More details have emerged regarding the Russian Army’s use of tactical communications in the Ukraine theatre of operations.
On 24th March social media video emerged of a Russian R-187P1 Azart handheld radio using the TETRA waveform. The R-187P1 is the army’s new handheld radio for squad/platoon leaders covering a 27 megahertz/MHz to 520MHz waveband. The radio also equips dismounted troops as part of the Russian Army’s Ratnik (Warrior) infantry soldier system.
As Armada reported recently deliveries of these new radios across manoeuvre units appear patchy. Some elite formations, like naval infantry and airborne troops do have the radio. Other units are relying on legacy equipment. In some cases dismounted troops seem to be using civilian standard handheld radios.
Sources speaking on conditions of anonymity have shared with Armada that this hotch-potch of radios has detrimentally affected interoperability between manoeuvre units.

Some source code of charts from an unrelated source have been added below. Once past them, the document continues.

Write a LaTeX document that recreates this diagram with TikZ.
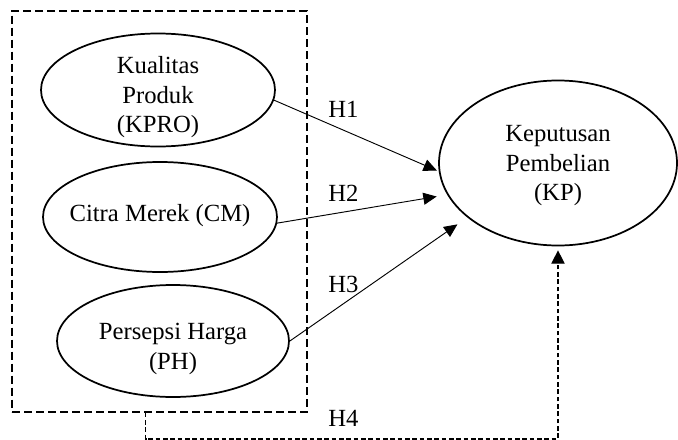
\documentclass[tikz,border=0pt]{standalone}
\usepackage{fontspec}
\setmainfont{Liberation Serif}
\usetikzlibrary{arrows.meta,positioning,calc,shapes.geometric}

\begin{document}
\begin{tikzpicture}[
			x=0.75pt, y=0.75pt, % 1 unit = 1 px
			var/.style={ellipse,draw=black,line width=1.3pt,inner sep=0pt},
			txt/.style={font=\fontsize{18.5}{22}\selectfont,align=center,inner sep=0pt},
			hyp/.style={font=\fontsize{18.5}{22}\selectfont,inner sep=0pt,anchor=base west},
			arr/.style={-{Triangle[length=10pt,width=9pt]},line width=0.7pt}]
		\useasboundingbox (0,0) rectangle (678,-439);
		\path 	(159.5,-211) node 	(grp) [draw=black,line width=1.5pt,dash pattern=on 6pt off 3pt,minimum width=221.25pt,minimum height=300.75pt] {}
		        (158,-90)  node 	(kpro) [var,minimum width=175.5pt,minimum height=84.75pt,label={[txt,yshift=-5.5pt]center:Kualitas\\Produk\\(KPRO)}] {}
		        (160,-217) node 	(cm) [var,minimum width=175.5pt,minimum height=82.5pt,label={[txt,yshift=1pt]center:Citra Merek (CM)}] {}
		        (173,-341) node 	(ph) [var,minimum width=174pt,minimum height=84pt,label={[txt,yshift=-6pt]center:Persepsi Harga\\(PH)}] {}
		        (558,-163) node 	(kp) [var,minimum width=178.5pt,minimum height=123.75pt,label={[txt,yshift=-2pt]center:Keputusan\\Pembelian\\(KP)}] {};
		\path 	(328,-117) node (h1) [hyp] {H1}
		        (328,-201) node (h2) [hyp] {H2}
		        (328,-292) node (h3) [hyp] {H3}
		        (328,-426) node (h4) [hyp] {H4};
		\draw [arr,shorten >=1.5pt] (kpro.-5) -- (kp.184);
		\draw [arr,shorten >=8pt] (cm.-3) -- (kp.196);
		\draw [arr,shorten >=9pt] (ph.east) -- (kp.211);
		\draw [-{Triangle[length=10pt,width=10pt]},line width=1pt,dash pattern=on 3.5pt off 2pt,shorten >=3pt]
		      ([xshift=-10.5pt]grp.south) -- ++(0,-26.5) -| (kp.south);
	\end{tikzpicture}
\end{document}
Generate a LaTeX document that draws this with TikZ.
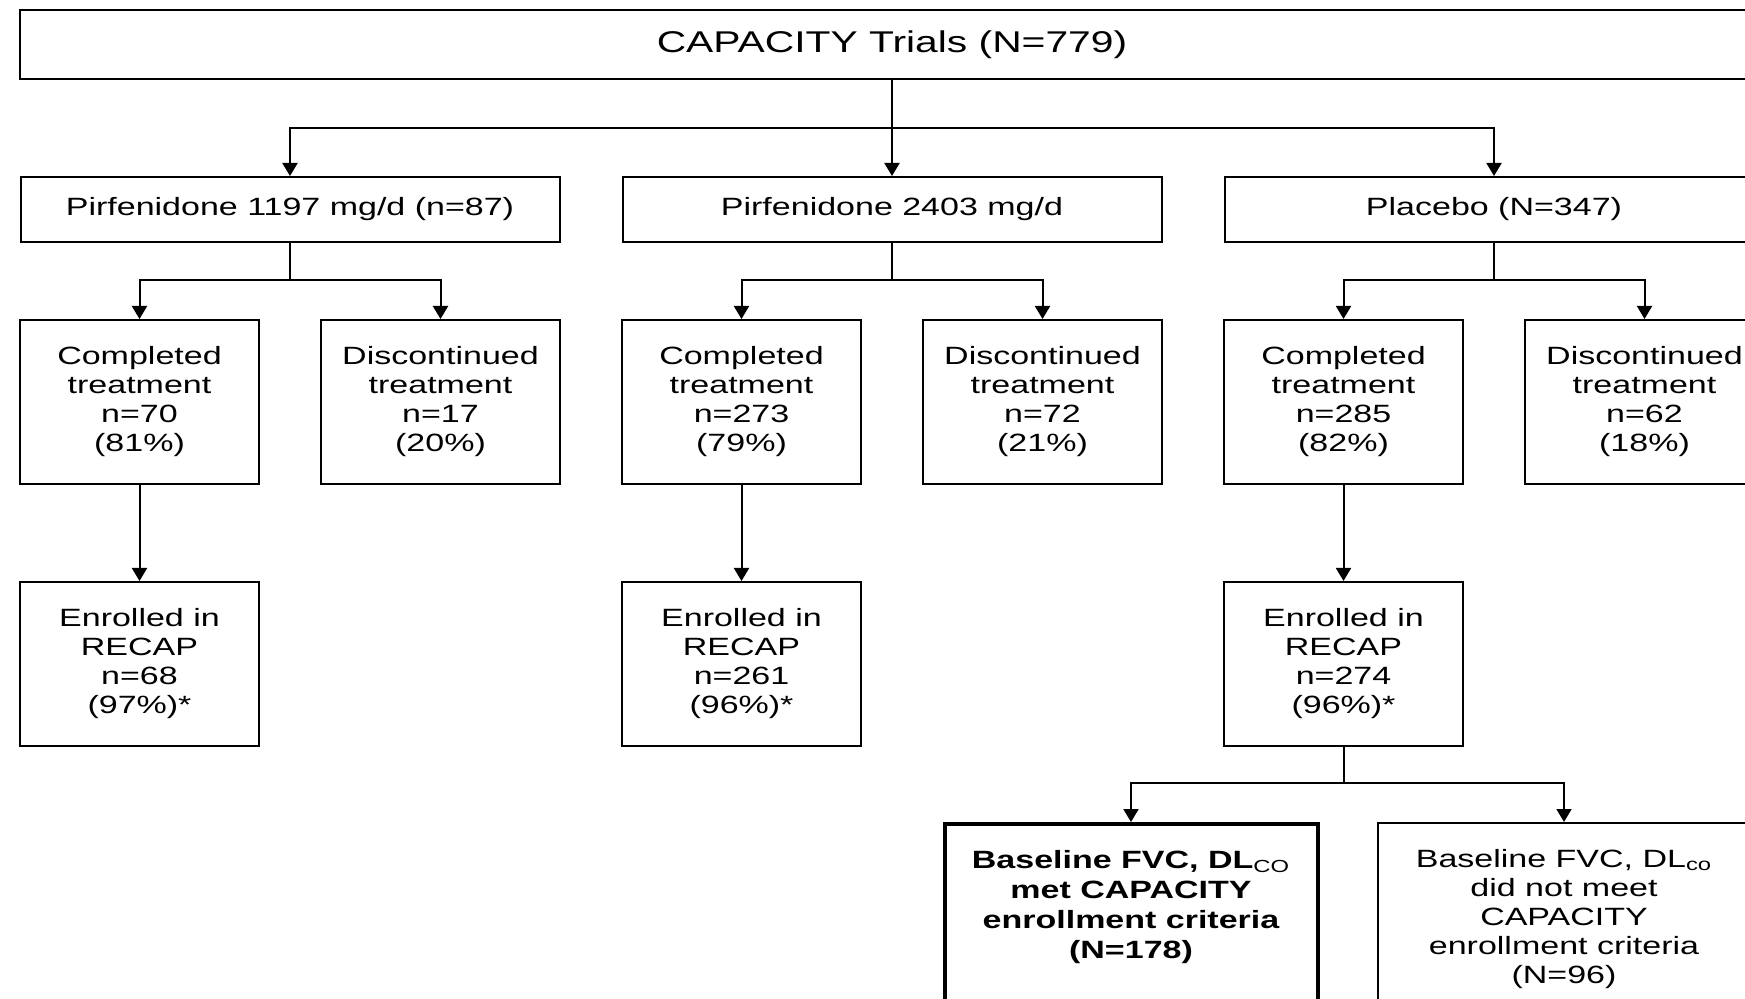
\documentclass[tikz,border=0pt]{standalone}
\usepackage{fontspec}
\setmainfont{Liberation Sans}[FakeStretch=1.36]
\usetikzlibrary{arrows.meta}
\tikzset{
	box/.style = {
		align=center,
		draw=black,
		line width=1pt,
		inner sep=0pt,
		font=\fontsize{12.5}{14.5}\selectfont,
		anchor=north
	},
	node_top/.style = {
		box,
		minimum width=872pt,
		minimum height=34.5pt,
		font=\fontsize{15}{17}\selectfont
	},
	node_arm/.style = {
		box,
		minimum width=269.5pt,
		minimum height=32.5pt
	},
	node_count/.style = {
		box,
		minimum width=119.5pt,
		minimum height=82pt
	},
	node_split/.style = {
		box,
		minimum width=186.5pt,
		inner ysep=13pt,
		text depth=60pt
	},
	node_split_bold/.style = {
		node_split,
		line width=2pt,
		font=\fontsize{12.5}{15}\selectfont\bfseries
	},
	elbow/.style = {
		edge from parent path={(\tikzparentnode.south) -- ++(0,-#1) -| (\tikzchildnode.north)}
	},
}

\begin{document}
\begin{tikzpicture}[x=0.5pt,y=0.5pt,->,>={Triangle[width=7.5pt,length=6.5pt]},line width=1pt,growth parent anchor=north,
	level 1/.style={sibling distance=301pt, level distance=83.5pt, elbow=24pt},
	level 2/.style={sibling distance=150.5pt, level distance=71.5pt, elbow=18.5pt},
	level 3/.style={level distance=131pt, elbow=20pt},
	level 4/.style={sibling distance=212.5pt, level distance=120.5pt, elbow=18pt}]
\useasboundingbox (0,0) rectangle (1745,-999);
\clip (0,0) rectangle (1745,-999);
\node [node_top] (trials) at (892,-9) {CAPACITY Trials (N=779)}
child {
	node [node_arm] (low) {Pirfenidone 1197 mg/d (n=87)}
	child {
		node [node_count] (low_done) {Completed\\treatment\\n=70\\(81\%)}
		child {
			node [node_count] (low_recap) {Enrolled in\\RECAP\\n=68\\(97\%)*}
		}
	}
	child {
		node [node_count] (low_stop) {Discontinued\\treatment\\n=17\\(20\%)}
	}
}
child {
	node [node_arm] (high) {Pirfenidone 2403 mg/d}
	child {
		node [node_count] (high_done) {Completed\\treatment\\n=273\\(79\%)}
		child {
			node [node_count] (high_recap) {Enrolled in\\RECAP\\n=261\\(96\%)*}
		}
	}
	child {
		node [node_count] (high_stop) {Discontinued\\treatment\\n=72\\(21\%)}
	}
}
child {
	node [node_arm] (placebo) {Placebo (N=347)}
	child {
		node [node_count] (placebo_done) {Completed\\treatment\\n=285\\(82\%)}
		child {
			node [node_count] (placebo_recap) {Enrolled in\\RECAP\\n=274\\(96\%)*}
			child {
				node [node_split_bold] (met) {Baseline FVC, DL\textsubscript{\mdseries CO}\\met CAPACITY\\enrollment criteria\\(N=178)}
			}
			child [xshift=4pt] {
				node [node_split] (not_met) {Baseline FVC, DL\textsubscript{co}\\did not meet\\CAPACITY\\enrollment criteria\\(N=96)}
			}
		}
	}
	child {
		node [node_count] (placebo_stop) {Discontinued\\treatment\\n=62\\(18\%)}
	}
}
;
\end{tikzpicture}
\end{document}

It does not appear that common military-grade waveforms exist which can be used across the force. This would let units communicate irrespective of the radios they using provided these radios can house the waveform.
The Trans-European Trunked Radio (TETRA) protocol is used throughout Europe primarily by first responders but also by public transport operators like rail companies. Open sources say that Russia has been using TETRA since 2008. The protocol is used by Russia’s emergency services, civil defence and transport organisations, and some energy utilities.
The R-187P1 has the TETRA waveform loaded as standard. This is not surprising. Russian soldiers may be called upon to work closely with civil authorities during disaster recovery for example. It makes sense that the military would have the same waveform as the first responder and civil defence communities. In Russia, TETRA communications are known to use a waveband of 410MHz to 430MHz.
It may be possible to load TETRA software into some of the Motorola and Baofeng handheld civilian radios observed as being used by Russian dismounted troops in Ukraine. Having TETRA installed in these radios alongside the P-187P1 would give some tactical communications commonality. A local TETRA network could host users with disparate radios, provided they all use TETRA software. The social media example cited above may illustrate that TETRA is being used in this fashion.
While TETRA would help overcome interoperability challenges experienced by Russian manoeuvre units this would not be cost free. TETRA does support encryption although this is unlikely to be as robust as the communications and transmission security protocols one finds on a military radio. Secondly, TETRA uses an Ultra High Frequency (UHF) waveband of 380MHz to 430MHz. Only users equipped with UHF radios could use a TETRA network. Thirdly, TETRA’s data rates of circa 28 kilobits-per-second are unsuitable for heavy traffic like still imagery or video.
It appears the Russian Army has experienced problems regarding communications interoperability during ongoing operations in Ukraine. The apparent use of TETRA suggests that attempts are being made to address these problems. However, the extent to which this has been successful remains to be seen.